### DIRECTION:
Each line below should be retyped exactly, with no pictures.

[BEGIN]

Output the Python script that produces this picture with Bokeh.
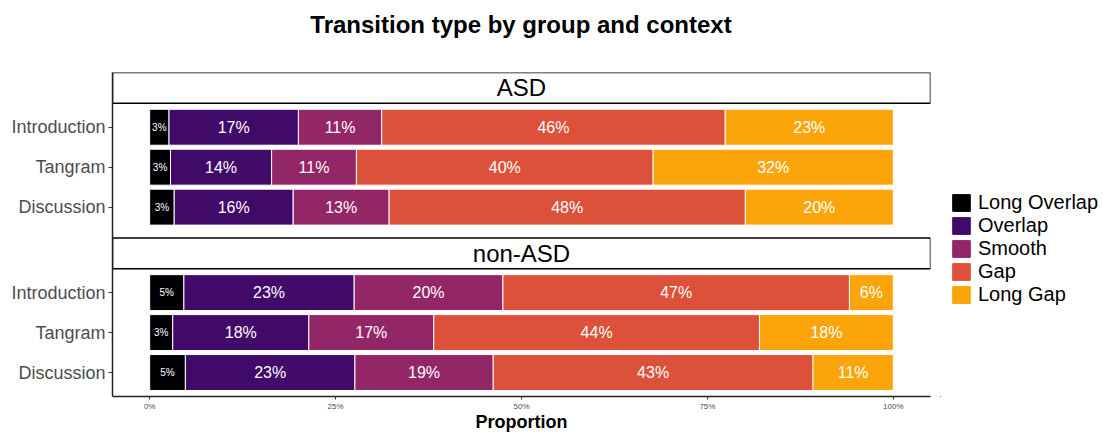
from bokeh.plotting import figure
from bokeh.layouts import row, column
from bokeh.models import Range1d, FixedTicker, NumeralTickFormatter, Legend, LegendItem, Div
from bokeh.core.properties import value
from bokeh.embed import file_html
from bokeh.resources import INLINE

# ---------------- data ----------------
chart_title = "Transition type by group and context"
groups = ["ASD", "non-ASD"]
contexts = ["Introduction", "Tangram", "Discussion"]
types = ["Long Overlap", "Overlap", "Smooth", "Gap", "Long Gap"]
colors = ["#000004", "#420A68", "#932667", "#DD513A", "#FCA50A"]

# percentages; order: ASD Intro, ASD Tangram, ASD Discussion, non-ASD Intro, non-ASD Tangram, non-ASD Discussion
long_overlap = [2.6, 2.8, 3.3, 4.6, 3.1, 4.8]
overlap      = [17.4, 13.6, 16.0, 22.9, 18.3, 22.8]
smooth       = [11.2, 11.4, 12.9, 20.0, 16.8, 18.6]
gap          = [46.2, 39.9, 47.9, 46.6, 43.8, 43.0]
long_gap     = [22.6, 32.3, 19.9, 5.9, 18.0, 10.8]
series = [long_overlap, overlap, smooth, gap, long_gap]

FONT = "Liberation Sans"

# ---------------- layout (in row units) ----------------
STRIP_H = 0.77
GAP_H = 0.17
EXPAND = 0.6
PANEL_H = (len(contexts) - 1) + 2 * EXPAND

strip_tops = []
centers = []
labels = []
y = 0.0
for g in groups:
    strip_tops.append(y)
    ptop = y + STRIP_H
    for i, c in enumerate(contexts):
        centers.append(round(ptop + EXPAND + i, 3))
        labels.append(c)
    y = ptop + PANEL_H + GAP_H
y_total = y - GAP_H

x0, x1 = -0.05, 1.05

W_MAIN = 940
TITLE_H = 50
H = 434 - TITLE_H

title_div = Div(
    text=(f'<div style="font-family:\'{FONT}\',sans-serif;font-size:24px;font-weight:bold;'
          f'color:black;text-align:center;width:1042px;line-height:24px;padding-top:13px;">'
          f'{chart_title}</div>'),
    width=1103, height=TITLE_H, margin=0)

p = figure(width=W_MAIN, height=H, output_backend="svg", toolbar_location=None,
           x_range=Range1d(x0, x1), y_range=Range1d(y_total, 0),
           min_border_left=112, min_border_right=10, min_border_top=72 - TITLE_H,
           min_border_bottom=30)
p.outline_line_color = None
p.xgrid.visible = False
p.ygrid.visible = False
p.background_fill_color = "white"
p.border_fill_color = "white"

# strips
for g, st in zip(groups, strip_tops):
    p.quad(left=x0, right=x1, top=st, bottom=st + STRIP_H, fill_color="white",
           line_color="black", line_width=1.5)
    p.text(x=[(x0 + x1) / 2], y=[st + STRIP_H / 2], text=[g], text_align="center",
           text_baseline="middle", text_font=value(FONT), text_font_size="24px",
           text_color="black")

# bars
n = len(centers)
lefts = [0.0] * n
for k, (t, vals, col) in enumerate(zip(types, series, colors)):
    L = [lefts[i] / 100 for i in range(n)]
    R = [(lefts[i] + vals[i]) / 100 for i in range(n)]
    p.hbar(y=centers, left=L, right=R, height=0.9, fill_color=col,
           line_color="white", line_width=1)
    p.text(x=[(a + b) / 2 for a, b in zip(L, R)], y=centers,
           text=[f"{round(v)}%" for v in vals], text_align="center", text_baseline="middle",
           text_font=value(FONT), text_font_size="10px" if k == 0 else "16px",
           text_color="white")
    lefts = [lefts[i] + vals[i] for i in range(n)]

# axes
p.yaxis.ticker = FixedTicker(ticks=centers)
p.yaxis.major_label_overrides = {c: l for c, l in zip(centers, labels)}
p.yaxis.major_label_text_font = FONT
p.yaxis.major_label_text_font_size = "18px"
p.yaxis.major_label_text_color = "#4D4D4D"
p.yaxis.major_tick_out = 4
p.yaxis.major_tick_in = 0
p.yaxis.minor_tick_line_color = None
p.yaxis.major_tick_line_color = "#333333"
p.yaxis.axis_line_color = "#222222"
p.yaxis.axis_line_width = 1.5
p.yaxis.major_label_standoff = 3

p.xaxis.ticker = FixedTicker(ticks=[0, 0.25, 0.5, 0.75, 1.0])
p.xaxis.formatter = NumeralTickFormatter(format="0%")
p.xaxis.major_label_text_font = FONT
p.xaxis.major_label_text_font_size = "8px"
p.xaxis.major_label_text_color = "#4D4D4D"
p.xaxis.major_tick_out = 3
p.xaxis.major_tick_in = 0
p.xaxis.minor_tick_line_color = None
p.xaxis.major_tick_line_color = "#333333"
p.xaxis.axis_line_color = "#222222"
p.xaxis.axis_line_width = 1.5
p.xaxis.major_label_standoff = 2
p.xaxis.axis_label = "Proportion"
p.xaxis.axis_label_text_font = FONT
p.xaxis.axis_label_text_font_size = "18px"
p.xaxis.axis_label_text_font_style = "bold"
p.xaxis.axis_label_text_color = "black"
p.xaxis.axis_label_standoff = -2

# ---------------- legend panel ----------------
lg = figure(width=1103 - W_MAIN, height=H, output_backend="svg", toolbar_location=None,
            x_range=Range1d(0, 1), y_range=Range1d(0, 1),
            x_axis_location=None, y_axis_location=None, min_border=0)
lg.outline_line_color = None
lg.xgrid.visible = False
lg.ygrid.visible = False
items = []
for t, col in zip(types, colors):
    # legend-key renderer only: its single zero-width bar lies far outside the visible ranges
    r = lg.hbar(y=[-50], left=[-50], right=[-50], height=0.9, fill_color=col,
                line_color=col, line_width=1)
    items.append(LegendItem(label=t, renderers=[r]))

legend = Legend(items=items, location=(10, 90), orientation="vertical")
legend.glyph_width = 22
legend.glyph_height = 21
legend.label_height = 18
legend.spacing = -2
legend.label_standoff = 6
legend.padding = 0
legend.margin = 0
legend.border_line_color = None
legend.background_fill_alpha = 0
legend.label_text_font = FONT
legend.label_text_font_size = "20px"
legend.label_text_line_height = 0.9
legend.label_text_color = "black"
lg.add_layout(legend)

layout = column(title_div, row(p, lg))
open("out.html", "w").write(file_html(layout, INLINE))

[END]

### RESPONSE TO THIS EXERCISE:
Output the Python script that produces this picture with Bokeh.
from bokeh.plotting import figure
from bokeh.layouts import row, column
from bokeh.models import Range1d, FixedTicker, NumeralTickFormatter, Legend, LegendItem, Div
from bokeh.core.properties import value
from bokeh.embed import file_html
from bokeh.resources import INLINE

# ---------------- data ----------------
chart_title = "Transition type by group and context"
groups = ["ASD", "non-ASD"]
contexts = ["Introduction", "Tangram", "Discussion"]
types = ["Long Overlap", "Overlap", "Smooth", "Gap", "Long Gap"]
colors = ["#000004", "#420A68", "#932667", "#DD513A", "#FCA50A"]

# percentages; order: ASD Intro, ASD Tangram, ASD Discussion, non-ASD Intro, non-ASD Tangram, non-ASD Discussion
long_overlap = [2.6, 2.8, 3.3, 4.6, 3.1, 4.8]
overlap      = [17.4, 13.6, 16.0, 22.9, 18.3, 22.8]
smooth       = [11.2, 11.4, 12.9, 20.0, 16.8, 18.6]
gap          = [46.2, 39.9, 47.9, 46.6, 43.8, 43.0]
long_gap     = [22.6, 32.3, 19.9, 5.9, 18.0, 10.8]
series = [long_overlap, overlap, smooth, gap, long_gap]

FONT = "Liberation Sans"

# ---------------- layout (in row units) ----------------
STRIP_H = 0.77
GAP_H = 0.17
EXPAND = 0.6
PANEL_H = (len(contexts) - 1) + 2 * EXPAND

strip_tops = []
centers = []
labels = []
y = 0.0
for g in groups:
    strip_tops.append(y)
    ptop = y + STRIP_H
    for i, c in enumerate(contexts):
        centers.append(round(ptop + EXPAND + i, 3))
        labels.append(c)
    y = ptop + PANEL_H + GAP_H
y_total = y - GAP_H

x0, x1 = -0.05, 1.05

W_MAIN = 940
TITLE_H = 50
H = 434 - TITLE_H

title_div = Div(
    text=(f'<div style="font-family:\'{FONT}\',sans-serif;font-size:24px;font-weight:bold;'
          f'color:black;text-align:center;width:1042px;line-height:24px;padding-top:13px;">'
          f'{chart_title}</div>'),
    width=1103, height=TITLE_H, margin=0)

p = figure(width=W_MAIN, height=H, output_backend="svg", toolbar_location=None,
           x_range=Range1d(x0, x1), y_range=Range1d(y_total, 0),
           min_border_left=112, min_border_right=10, min_border_top=72 - TITLE_H,
           min_border_bottom=30)
p.outline_line_color = None
p.xgrid.visible = False
p.ygrid.visible = False
p.background_fill_color = "white"
p.border_fill_color = "white"

# strips
for g, st in zip(groups, strip_tops):
    p.quad(left=x0, right=x1, top=st, bottom=st + STRIP_H, fill_color="white",
           line_color="black", line_width=1.5)
    p.text(x=[(x0 + x1) / 2], y=[st + STRIP_H / 2], text=[g], text_align="center",
           text_baseline="middle", text_font=value(FONT), text_font_size="24px",
           text_color="black")

# bars
n = len(centers)
lefts = [0.0] * n
for k, (t, vals, col) in enumerate(zip(types, series, colors)):
    L = [lefts[i] / 100 for i in range(n)]
    R = [(lefts[i] + vals[i]) / 100 for i in range(n)]
    p.hbar(y=centers, left=L, right=R, height=0.9, fill_color=col,
           line_color="white", line_width=1)
    p.text(x=[(a + b) / 2 for a, b in zip(L, R)], y=centers,
           text=[f"{round(v)}%" for v in vals], text_align="center", text_baseline="middle",
           text_font=value(FONT), text_font_size="10px" if k == 0 else "16px",
           text_color="white")
    lefts = [lefts[i] + vals[i] for i in range(n)]

# axes
p.yaxis.ticker = FixedTicker(ticks=centers)
p.yaxis.major_label_overrides = {c: l for c, l in zip(centers, labels)}
p.yaxis.major_label_text_font = FONT
p.yaxis.major_label_text_font_size = "18px"
p.yaxis.major_label_text_color = "#4D4D4D"
p.yaxis.major_tick_out = 4
p.yaxis.major_tick_in = 0
p.yaxis.minor_tick_line_color = None
p.yaxis.major_tick_line_color = "#333333"
p.yaxis.axis_line_color = "#222222"
p.yaxis.axis_line_width = 1.5
p.yaxis.major_label_standoff = 3

p.xaxis.ticker = FixedTicker(ticks=[0, 0.25, 0.5, 0.75, 1.0])
p.xaxis.formatter = NumeralTickFormatter(format="0%")
p.xaxis.major_label_text_font = FONT
p.xaxis.major_label_text_font_size = "8px"
p.xaxis.major_label_text_color = "#4D4D4D"
p.xaxis.major_tick_out = 3
p.xaxis.major_tick_in = 0
p.xaxis.minor_tick_line_color = None
p.xaxis.major_tick_line_color = "#333333"
p.xaxis.axis_line_color = "#222222"
p.xaxis.axis_line_width = 1.5
p.xaxis.major_label_standoff = 2
p.xaxis.axis_label = "Proportion"
p.xaxis.axis_label_text_font = FONT
p.xaxis.axis_label_text_font_size = "18px"
p.xaxis.axis_label_text_font_style = "bold"
p.xaxis.axis_label_text_color = "black"
p.xaxis.axis_label_standoff = -2

# ---------------- legend panel ----------------
lg = figure(width=1103 - W_MAIN, height=H, output_backend="svg", toolbar_location=None,
            x_range=Range1d(0, 1), y_range=Range1d(0, 1),
            x_axis_location=None, y_axis_location=None, min_border=0)
lg.outline_line_color = None
lg.xgrid.visible = False
lg.ygrid.visible = False
items = []
for t, col in zip(types, colors):
    # legend-key renderer only: its single zero-width bar lies far outside the visible ranges
    r = lg.hbar(y=[-50], left=[-50], right=[-50], height=0.9, fill_color=col,
                line_color=col, line_width=1)
    items.append(LegendItem(label=t, renderers=[r]))

legend = Legend(items=items, location=(10, 90), orientation="vertical")
legend.glyph_width = 22
legend.glyph_height = 21
legend.label_height = 18
legend.spacing = -2
legend.label_standoff = 6
legend.padding = 0
legend.margin = 0
legend.border_line_color = None
legend.background_fill_alpha = 0
legend.label_text_font = FONT
legend.label_text_font_size = "20px"
legend.label_text_line_height = 0.9
legend.label_text_color = "black"
lg.add_layout(legend)

layout = column(title_div, row(p, lg))
open("out.html", "w").write(file_html(layout, INLINE))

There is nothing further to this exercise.